Nick, the pony clamps are better quality than the Axminster.

Dom


----------



## Scrit (5 Jul 2007)

dchenard":2igfjox9 said:


> Possibly this is, if we follow your scenario, because pro shops, operating in the scale you suggest, do have many people working together on a glue-up. Two people can "operate" pipe clamps much more easily than a single operator.


It's true that a sash or T-bar cramp can be operated more easily by two than one - but even when I've been in that situation (having others in the shop, that is) I've often worked alone 'coz everyone else was too busy doing other things, or it was going to take too long to try explaining things...... To me it's more a matter of economics. I know that in muy shop there are somewhere between 150 and 200 cramps - T-bar, sash, G-, F-, QR, etc Even then there's still not enough at times...... :shock: 

Scrit


----------



## llangatwgnedd (5 Jul 2007)

I have read on here that the clutch plates on the Axminster pipe clamps are total rubbish.

If anyone goes down the pipe clamp route, I do recommend the American Pony Camps, but who am I?
Just the thing for over sized doors.
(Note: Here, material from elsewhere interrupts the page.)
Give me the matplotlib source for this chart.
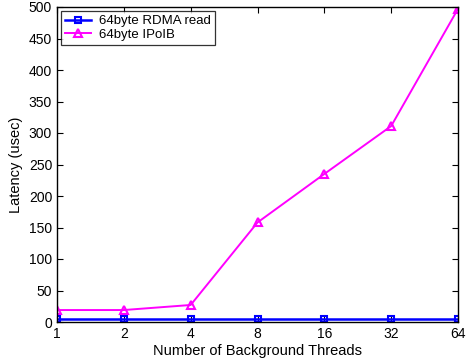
import numpy as np
import matplotlib.pyplot as plt

plt.rcParams['font.family'] = ['Liberation Sans', 'DejaVu Sans']

threads = [1, 2, 4, 8, 16, 32, 64]
rdma_read = [5, 5, 5, 5, 5, 5, 5]
ipoib = [19, 19, 27, 158, 235, 311, 497]

fig = plt.figure(figsize=(4.66, 3.62), dpi=100)
ax = fig.add_axes([57 / 466, 40 / 362, 401 / 466, 315 / 362])

x = np.log2(threads)
ax.plot(x, rdma_read, color='#0000ff', marker='s', markersize=5,
        markerfacecolor='none', markeredgewidth=1.5, linewidth=1.8,
        label='64byte RDMA read')
ax.plot(x, ipoib, color='#ff00ff', marker='^', markersize=6,
        markerfacecolor='none', markeredgewidth=1.5, linewidth=1.4,
        label='64byte IPoIB')

ax.set_xlim(x[0], x[-1])
ax.set_ylim(0, 500)
ax.set_xticks(x)
ax.set_xticklabels([str(t) for t in threads])
ax.set_yticks(np.arange(0, 501, 50))
ax.tick_params(direction='in', top=True, right=True, labelsize=10, length=4)
for s in ax.spines.values():
    s.set_linewidth(1.0)

ax.set_xlabel('Number of Background Threads', fontsize=10.5, labelpad=2)
ax.set_ylabel('Latency (usec)', fontsize=10.5)

leg = ax.legend(loc='upper left', fontsize=9.5, frameon=True, fancybox=False,
                edgecolor='black', borderpad=0.3, labelspacing=0.1,
                handlelength=2.0, handletextpad=0.6, borderaxespad=0.3)
leg.get_frame().set_linewidth(0.9)

fig.savefig('out.png', dpi=100)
Thats my first of many sets of Pony heads and Axminster pipe kit.

The result with pine staining BTW


----------



## Waka (6 Jul 2007)

SP

Nice looking project there, you've got to be more forthcoming in showing your work.


----------



## Mike.C (6 Jul 2007)

> Nick W,
> 
> What others say about them slipping out of alignment at critical times is very true though. I shan't be buying any more.



Maybe I have been lucky, but my Axminster clamps have never done this, and so I stand by what I have said IMHO for the money, Axminster pipe clamps are very good.
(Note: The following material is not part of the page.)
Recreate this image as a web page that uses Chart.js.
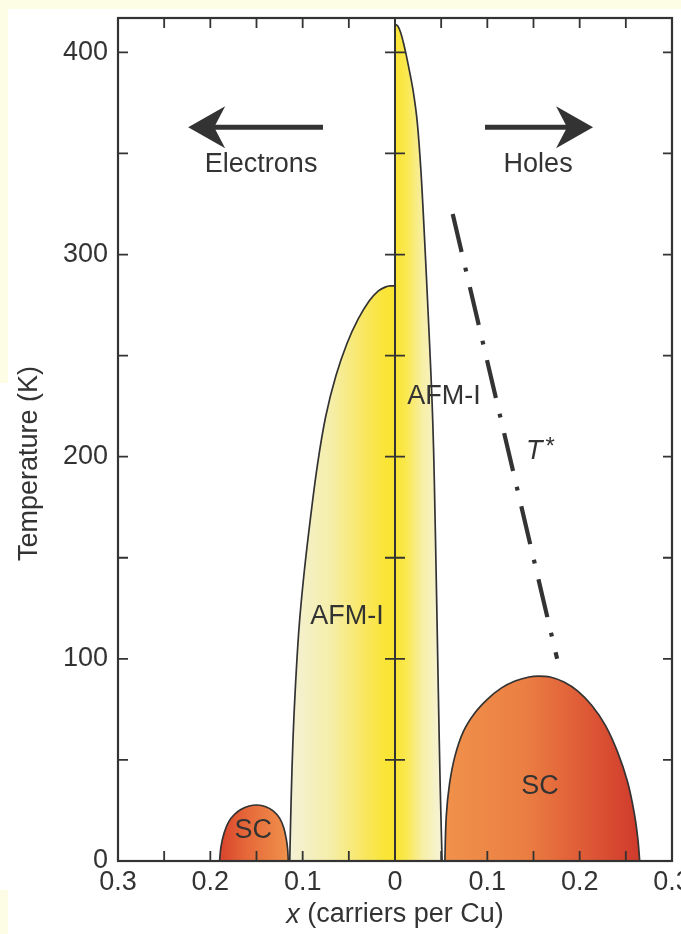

As for the Bessey K-Body, yes if you need 150 plus clamps in a pro workshop, then I can see that the price would be a big factor, but for a hobby workshop again IMHO you cannot buy better.

That said, if these JET clamps are as good as they seem to be (slide-glide trigger etc) then they might very well give Bessey a run for their money.
http://www.woodworkersshop.com/Jet_Parallel_Clamps.htm

Cheers

Mike


----------



## Mike-W (6 Jul 2007)

I started with Record Sash bar clamps (model 135) in 18” & 24”lengths and then got some of the Pony Clamps when I was in the US, my brother provided me with the pipe, these clamps have 18” capacity which I find to be an ideal size, If I need longer I would get some longer bits of pipe. I find the Pony clamps easer to use than Sash clamps as there are no pins to fall out when setting up and mine have feet that sit on the bench, the only downside that I find is that the Pony clamps are a good deal heaver when waving them around (clamping the top of a frame for example) than the Record Sash bars.
I would also say you can probably clamp the Sash bars up a bit more without slipping if you feel you need to, although the Pony’s will clamp up more than enough for normal glue ups.

Mike


----------



## MooreToolsPlease (7 Jul 2007)

I have about a dozen of the Axminster pipe clamp heads. 
They are perfectly adequate for most work, only complaints I have are that on gluing up cabinet doors then tended to raise the joints which was a nuisance to clean up afterwards. 
Some glue blocks that taper each side down to 5mm soon fixed that though. 
The pipe was quite hard to find, no one seemed to know what I was on about. 
I eventually found a pipe centre, they are a part of the Wolseley group who do building centre, plumbing centre etc and I managed to get it for £4.04 a metre


----------



## lurker (10 Jul 2007)

This thread prompted me to give the Axminster clone a try.
They arrived yesterday with other goodies

So far as I can see they are at least as good as the Ponys, actually the jaw is slighty deeper and the casting a bit bigger. Time will tell regards the Clutch plates (I'll keep the delivery note just in case).

If you can source the pipe for free then they are as cheap as chips.


----------